There is a reason, after all, that Mark Twain sent a lengthy bill of fare home ahead of him after he’d spent so much time in Europe. Among the things he’d missed the most were: “Virginia bacon, broiled…; peach cobbler, Southern style; butter beans; sweet potatoes; green corn, cut from the ear and served with butter and pepper; succotash; soft-shell crabs.” I am reminded again of Wyatt Cooper, as well as of the fact that pretty much the only thing I remember from my aforementioned meals in France was a side of tiny haricots verts just picked from L’Oustau de Baumanière’s garden and drenched in fresh butter.
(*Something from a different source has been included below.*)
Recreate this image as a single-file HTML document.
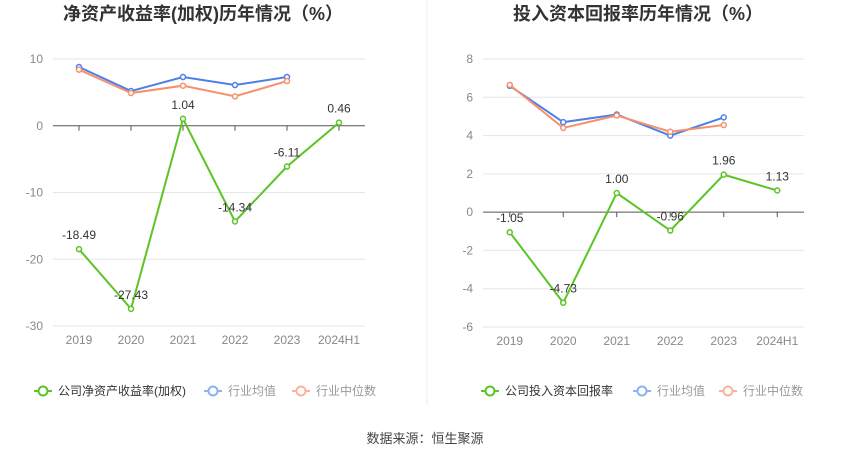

And then there’s the exchange between Katherine Anne Porter and William Faulkner that occurred at a swanky French restaurant that was probably Maxim’s. They had dined well and enjoyed a fair amount of Burgundy and port, but at the end of the meal Faulkner’s eyes glazed over a bit and he said, “Back home the butter beans are in, the speckled ones,” to which a visibly moved Porter could only respond, “Blackberries.” Now, I’ve repeated this exchange in print at least once before, but I don’t care. No matter who we are or where we’ve been, we are all, apparently, “leveled” by the same thing: our love of our sometimes lowly, always luscious cuisine—our love, in short, of Home.